The kinetic energy formula uses arrow speed squared as a major factor. Wind resistance uses arrow speed cubed as it's major factor. The faster a projectile goes, the more resistance it encounters and the more energy it uses up in flight, and resistance increases at a faster rate than energy does.

I'd much rather be shooting a heavy, slow arrow with a cut on impact broadhead out of any bow instead of a super fast, extra light arrow with a mechanical broadhead, but that's not the 'accepted' way of doing things these days in the compound world. Those fast setups are hard to tune and finicky to shoot on the target range, much less in the woods. As a result, we see all kinds of posts on the forums each year about poor penetration. Poor arrow/broadhead choices are the cause, but they don't want to hear that. I've taken my share of beatings for trying to point out the obvious. 

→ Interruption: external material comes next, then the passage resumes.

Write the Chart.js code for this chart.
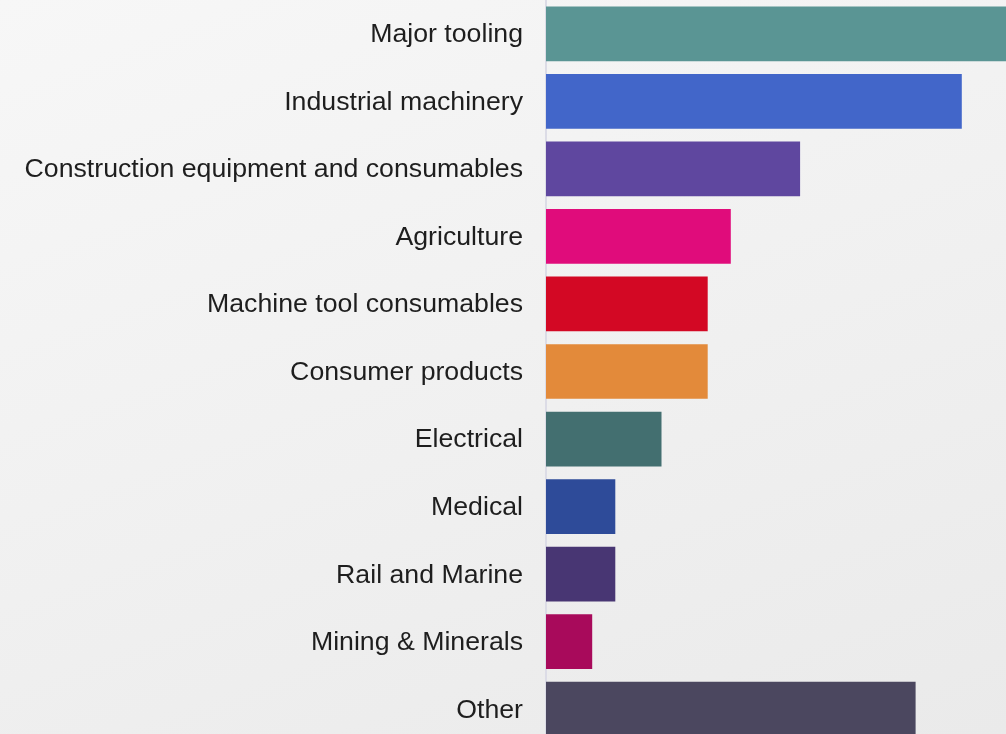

A 45 pound bow certainly isn't as 'powerful' as a 60 pound compound, but it's entirely capable of doing it's job as long as you do yours. You've just got to make good choices on arrows and broadheads to maximize the amount of energy you do get. And if 50-55 pounds can take down a 5,000 pound elephant, surely 30 ft lbs is plenty to take a 200 pound deer.

Use good, sharp, cut on contact broadheads that measure not much more than an inch wide. Keep arrow weight around 10 grains per pound of draw weight. 450 grains for a 45 pound bow. Keep your shots within your best shooting distance where you KNOW you can make a good killing shot. Make allowances for the lower power of the bow and don't stretch beyond 25 yards on deer, 20 yards on hogs in any case. 

Sorry for the length of this post, but I had to get it off my chest.


----------



## Floxter (Sep 13, 2002)

Spot on, Arthur!!!


----------



## Arrowsmit (Oct 5, 2002)

Great advice Arthur...'cept the arrow weight outta heavier bows that is.  10 grains per pound is certainly a matter of popular opinion among most trads, & a good rule of thumb, but I believe such arrow weights are much more important out of lower draw weight bows. If I were shooting sub 50# draw I'd prolly opt to go HEAVIER than that. On the flip-side, if a 400gr arrow flying 160fps out of a 40# bow is capable of a clean kill on deer (& it surely is) then wouldn't it follow that, all else being equal, a 400gr arrow traveling MUCH faster out of a heavier bow would be even deadlier?


----------



## Arthur P (May 28, 2002)

Definitely, Arrowsmit, under certain conditions. IF the hunter is capable of tuning that arrow with a broadhead; IF the hunter was a good enough shot to control the speed; IF he was calm enough to control his shooting form so as to shoot a sensitive setup accurately under the stress of being close to an animal....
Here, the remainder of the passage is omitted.